The call of nature affects every one of us. When and how often you answer the call depends on the individual, and that is also true of our canine companions. We don't need an invigorating walk to stimulate our bowels, but it can help if there's an issue. A bit of walking or running around also gets a dog's intestines moving, so a constitutional after breakfast or dinner should result in a potty break.
How Long After Eating Will a Dog Need to Potty?
The canine digestive tract
Understanding the elimination process requires an understanding of the canine digestive tract. Dog digestion starts in the mouth, of course, but it differs from food entering the human mouth. Dogs don't chew their food carefully — as you've probably noticed — and saliva makes up for lack of chewing, according to Dogster. Food passes down the esophagus to the stomach. Once there, food becomes chyme, a substance consisting of water, food, and stomach acid.

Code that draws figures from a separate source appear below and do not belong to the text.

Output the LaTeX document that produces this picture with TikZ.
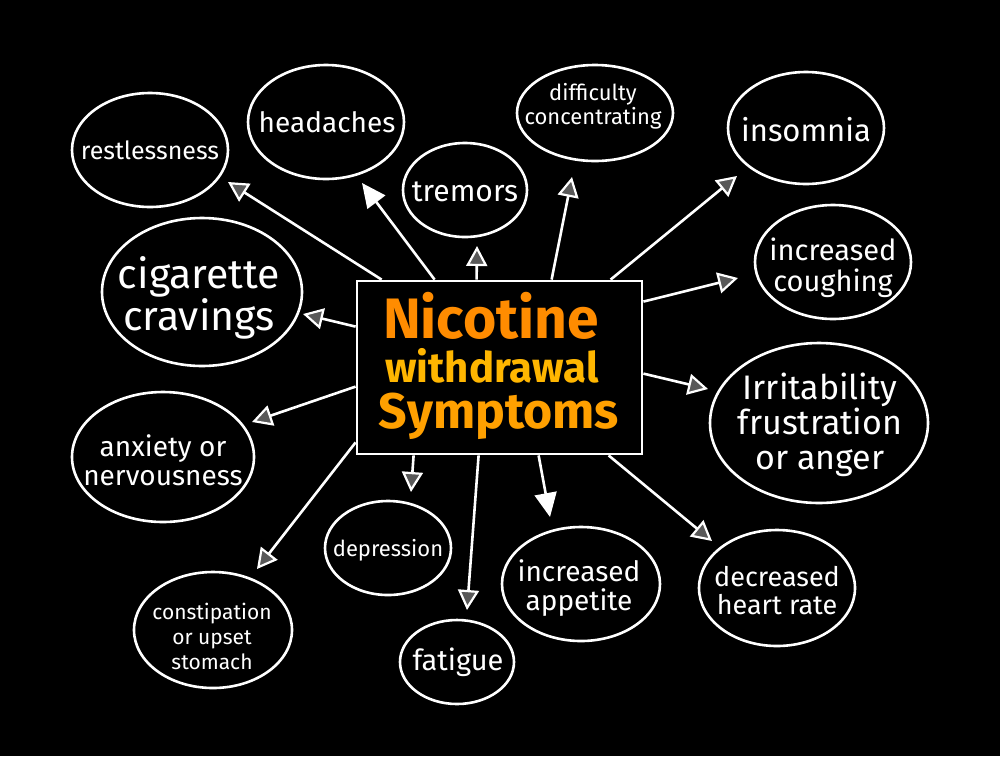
\documentclass[tikz,border=0pt]{standalone}
\usepackage{fontspec}
\setmainfont{Fira Sans}
\usetikzlibrary{arrows.meta,calc}
\definecolor{bgcolor}{RGB}{0,0,0}
\definecolor{chalk}{RGB}{255,255,255}
\definecolor{nicorange}{RGB}{255,140,0}
\definecolor{nicamber}{RGB}{255,160,0}
\definecolor{nicgold}{RGB}{255,182,0}

\begin{document}
\begin{tikzpicture}[
    x=1pt, y=-1pt,
    ring/.style={draw=chalk, line width=2.6pt},
    word/.style={text=chalk, align=center, inner sep=0pt},
    arr/.style={chalk, line width=2.6pt, -{Triangle[length=20pt, width=21pt, line width=2.2pt, fill=chalk!35!bgcolor]}},
    arrfill/.style={chalk, line width=2.6pt, -{Triangle[length=24pt, width=22pt]}}
]

% Background Card
\fill[bgcolor] (0,0) rectangle (1000,756);

% Central Box
\node[draw=chalk, line width=2.8pt, minimum width=285pt, minimum height=173pt, inner sep=0pt] (BOX) at (499.5,367.5) {};

% Title (one node per line)
\node[anchor=base, inner sep=0pt, text=nicorange, font=\bfseries\fontsize{57}{57}\selectfont] (TITLE_A) at (491,338) {Nicotine};
\node[anchor=base, inner sep=0pt, text=nicgold, font=\bfseries\fontsize{42}{42}\selectfont] (TITLE_B) at (492,382) {withdrawal};
\node[anchor=base, inner sep=0pt, text=nicamber, font=\bfseries\fontsize{50}{50}\selectfont] (TITLE_C) at (499,428) {Symptoms};

% Symptom Labels (top row)
\node[word, font=\fontsize{25}{28}\selectfont] (REST) at (150,150) {restlessness};
\node[word, font=\fontsize{28}{30}\selectfont] (HEAD) at (327,122) {headaches};
\node[word, font=\fontsize{30}{30}\selectfont] (TREM) at (465,192) {tremors};
\node[word, font=\fontsize{22}{24}\selectfont] (DIFF) at (593,106) {difficulty\\concentrating};
\node[word, font=\fontsize{31}{30}\selectfont] (INSOM) at (806,130) {insomnia};

% Symptom Labels (sides)
\node[word, font=\fontsize{41}{38}\selectfont] (CIG) at (199,298) {cigarette\\cravings};
\node[word, font=\fontsize{28}{29}\selectfont] (ANX) at (163,460) {anxiety or\\nervousness};
\node[word, font=\fontsize{29}{31}\selectfont] (COUGH) at (833,268) {increased\\coughing};
\node[word, font=\fontsize{34}{35}\selectfont] (IRRIT) at (820,425) {Irritability\\frustration\\or anger};

% Symptom Labels (bottom row)
\node[word, font=\fontsize{21}{25}\selectfont] (CONST) at (212,636) {constipation\\or upset\\stomach};
\node[word, font=\fontsize{22}{24}\selectfont] (DEPR) at (388,550) {depression};
\node[word, font=\fontsize{29}{30}\selectfont] (FATIG) at (458,662) {fatigue};
\node[word, font=\fontsize{28}{29}\selectfont] (APPET) at (579,588) {increased\\appetite};
\node[word, font=\fontsize{27}{28}\selectfont] (HEART) at (777,591) {decreased\\heart rate};

% Hand Drawn Rings
\draw[ring] (150,150) ellipse (78pt and 57pt);
\draw[ring] (326,122) ellipse (78pt and 57pt);
\draw[ring] (465,190) ellipse (62pt and 47pt);
\draw[ring] (595,113) ellipse (78pt and 48pt);
\draw[ring] (806,128) ellipse (78pt and 56pt);
\draw[ring] (202,292) ellipse (100pt and 74pt);
\draw[ring] (163,457) ellipse (91pt and 65pt);
\draw[ring] (833,262) ellipse (78pt and 57pt);
\draw[ring] (819,423) ellipse (109pt and 80pt);
\draw[ring] (213,630) ellipse (79pt and 58pt);
\draw[ring] (388,548) ellipse (63pt and 47pt);
\draw[ring] (457,662) ellipse (57pt and 42pt);
\draw[ring] (581,584) ellipse (79pt and 57pt);
\draw[ring] (777,588) ellipse (78pt and 58pt);

% Arrow Tips
\coordinate (T_REST) at (228,182);
\coordinate (T_HEAD) at (362,183);
\coordinate (T_TREM) at (477,246);
\coordinate (T_DIFF) at (572,177);
\coordinate (T_INSOM) at (737,176);
\coordinate (T_COUGH) at (738,278);
\coordinate (T_IRRIT) at (708,389);
\coordinate (T_HEART) at (712,541);
\coordinate (T_APPET) at (550,517);
\coordinate (T_FATIG) at (467,610);
\coordinate (T_DEPR) at (411,492);
\coordinate (T_CONST) at (257,569);
\coordinate (T_ANX) at (252,422);
\coordinate (T_CIG) at (303,314);

% Arrows out of the top edge
\draw[arr] ($(BOX.north west)+(26,0)$) -- (T_REST);
\draw[arrfill] ($(BOX.north west)+(79,0)$) -- (T_HEAD);
\draw[arr] ($(BOX.north west)+(121,0)$) -- (T_TREM);
\draw[arr] ($(BOX.north west)+(196,0)$) -- (T_DIFF);
\draw[arr] ($(BOX.north west)+(255,0)$) -- (T_INSOM);

% Arrows out of the side edges
\draw[arr] ($(BOX.north east)+(0,22)$) -- (T_COUGH);
\draw[arr] ($(BOX.north east)+(0,94)$) -- (T_IRRIT);
\draw[arr] ($(BOX.north west)+(0,47)$) -- (T_CIG);
\draw[arr] ($(BOX.north west)+(0,107)$) -- (T_ANX);
\draw[arr] ($(BOX.south west)+(0,-13)$) -- (T_CONST);

% Arrows out of the bottom edge
\draw[arr] ($(BOX.south west)+(58,0)$) -- (T_DEPR);
\draw[arr] ($(BOX.south west)+(123,0)$) -- (T_FATIG);
\draw[arrfill] ($(BOX.south west)+(183,0)$) -- (T_APPET);
\draw[arr] ($(BOX.south west)+(253,0)$) -- (T_HEART);

\end{tikzpicture}
\end{document}
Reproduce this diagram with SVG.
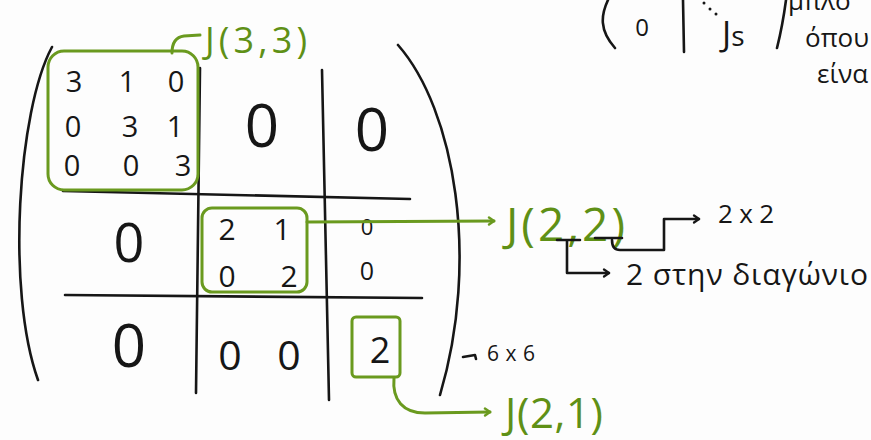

Chyme then heads into the first part of the small intestine, the duodenum. Enzymes and hormones there reduce chyme's acidity. When chyme heads to the second part of the small intestine, the jejunum, the probes within extract the substance's nutrients. The final stage for chyme in the small intestine is the ileum,
The last stage is the large intestine, where water is removed, and the chyme is given one final going-over by bacteria. Anything left over gets molded together and excreted via the anus and rectum into feces.
Canine pooping schedule
Every dog is different, and while some will poop right after eating, others may not go for about half an hour after consuming their meal. PetMD explains that healthy dogs usually defecate after eating their meals because their stomach "is wired to" the colon by nerves triggering the reflex to eliminate. As soon as the animal's stomach is full, the colon is notified. That means most dogs will poop within that 30-minute period after eating.
Just how many times a dog poops daily varies by the animal. Most dogs defecate between one-and-three times daily, and that's not always after meals. That doesn't mean your dog only needs a couple of outings daily if he tends to poop twice a day. Dogs urinate far more often than they poop, so he'll need to go outside a couple of time just to perform that duty.
If a dog is defecating more often but does not have diarrhea, it may have to do with the quality of the food he eats. Dogs fed a lesser quality food will defecate more often than those fed high-quality fare. Food containing fillers means there are fewer nutrients and more waste that the animal is just going to poop out.
Puppies poop far more often than their adult counterparts, perhaps two-to-three times more. Fortunately, puppies are more likely to poop right after they eat, or certainly within the half-hour time frame. Take your puppy outside immediately after he finishes his meal for both practical and training purposes. When he "does his business" praise him to the hilt.
Digestion time length
When your dog poops shortly after eating, he is not eliminating the food he just ate. The waste you're disposing of was in his food bowl the day before. Food remains in the canine stomach longer than in the human belly. Small, active dogs tend to digest their food more quickly than larger, more sedentary animals.
Constipation is dangerous
If your dog isn't defecating within 30 minutes of a meal on a regular basis or is having issues passing feces, a trip to the vet is in order. Signs of constipation also include straining or crying while attempting to pass stool or passing hard fecal material, often in the form of small balls. Other signs include scooting or licking the anal area. Bring a stool sample when you take your pet to the vet.